Here, more than with any other issue, we need to be very specific. Israel and the West need to stop using terms like ‘just’ and ‘agreed’. We have even heard officials like former US Secretary of State John Kerry use the words ‘reasonable’ and ‘realistic’. The West and Israel think of a few thousand Palestinians returning as realistic; the Palestine papers demonstrated that the Arabs think Israel can absorb 2-3 million. The time has come to say: first, there has to be complete renunciation of the collective and individual Palestinian demand of a return west of the 1967 line, just as Israel needs to renounce Jewish return east of that border. It could be said that Israel, as a gesture, might allow 5,000 Palestinians to enter, but the numbers should be clear, and it will not be a right. Second, it needs to be clear that there is no legitimate claim to return. I understand that Palestinians will continue to dream of Palestine from the river to the sea – as some Jews may continue to dream of Judea – but there is a difference between people dreaming and the world supporting those dreams. Today, Jews who dream of Judea find themselves isolated in the world while Palestinians who demand Israel west of the 1967 lines do not. Because of the fudging of the words ‘just,’ ‘agreed,’ ‘realistic,’ and because of the continued financial support of the West to UNRWA, the Palestinians still think that they are supported in their maximalist claims rather than isolated.

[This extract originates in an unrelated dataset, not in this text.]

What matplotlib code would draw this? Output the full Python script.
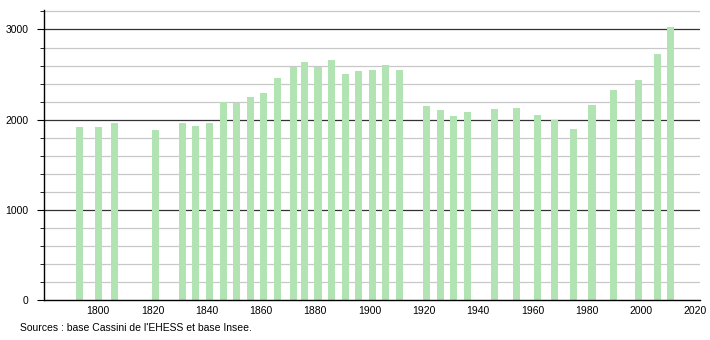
import matplotlib.pyplot as plt
from matplotlib.ticker import MultipleLocator

# census years and population
years = [1793, 1800, 1806, 1821, 1831, 1836, 1841, 1846, 1851, 1856,
         1861, 1866, 1872, 1876, 1881, 1886, 1891, 1896, 1901, 1906,
         1911, 1921, 1926, 1931, 1936, 1946, 1954, 1962, 1968, 1975,
         1982, 1990, 1999, 2006, 2011]
population = [1920, 1920, 1965, 1887, 1965, 1930, 1965, 2200, 2188, 2255,
              2300, 2466, 2589, 2644, 2589, 2666, 2511, 2544, 2555, 2603,
              2555, 2155, 2111, 2044, 2089, 2122, 2133, 2055, 1998, 1900,
              2166, 2333, 2444, 2733, 3033]
x_ticks = [1800, 1820, 1840, 1860, 1880, 1900, 1920, 1940, 1960, 1980, 2000, 2020]
y_ticks = [0, 1000, 2000, 3000]
source = "Sources : base Cassini de l'EHESS et base Insee."

plt.rcParams['font.family'] = ['Liberation Sans', 'DejaVu Sans']

fig = plt.figure(figsize=(7.1, 3.4), dpi=100)
ax = fig.add_axes([44 / 710, 40 / 340, 656 / 710, 290 / 340])

# grid: light every 200, dark every 1000
for v in range(200, 3400, 200):
    color = '#333333' if v % 1000 == 0 else '#c8c8c8'
    ax.axhline(v, color=color, lw=0.9, zorder=0)

ax.bar(years, population, width=2.6, color='#b2e3b2', zorder=2)

ax.set_xlim(1780, 2021.8)
ax.set_ylim(0, 3216)
ax.set_xticks(x_ticks)
ax.set_yticks(y_ticks)
ax.yaxis.set_minor_locator(MultipleLocator(200))
ax.tick_params(axis='x', length=0, labelsize=7.5, pad=4)
ax.tick_params(axis='y', which='major', length=5, labelsize=7.5, pad=6)
ax.tick_params(axis='y', which='minor', length=3)

for side in ['top', 'right']:
    ax.spines[side].set_visible(False)
ax.spines['left'].set_color('black')
ax.spines['bottom'].set_color('black')
ax.spines['left'].set_linewidth(1)
ax.spines['bottom'].set_linewidth(1)

fig.text(20 / 710, 1 - 328 / 340, source, fontsize=7.5, va='center', ha='left')

fig.savefig('out.png', dpi=100)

Peace will be based on the understanding that both the Jews and the Palestinians are peoples indigenous to the land. Both have a serious claim to all of it, but if both insist on the exclusive and superior claim to it, it will be war forever. Peace depends on a clear renunciation by both sides of their exclusive claims, and a new understanding – that the other side’s existence means they will only have some of the land. And the ‘some’ needs to be better defined. Even if both sides continue to have dreams, they need a far better understanding of how isolated they will become when those dreams make peace impossible.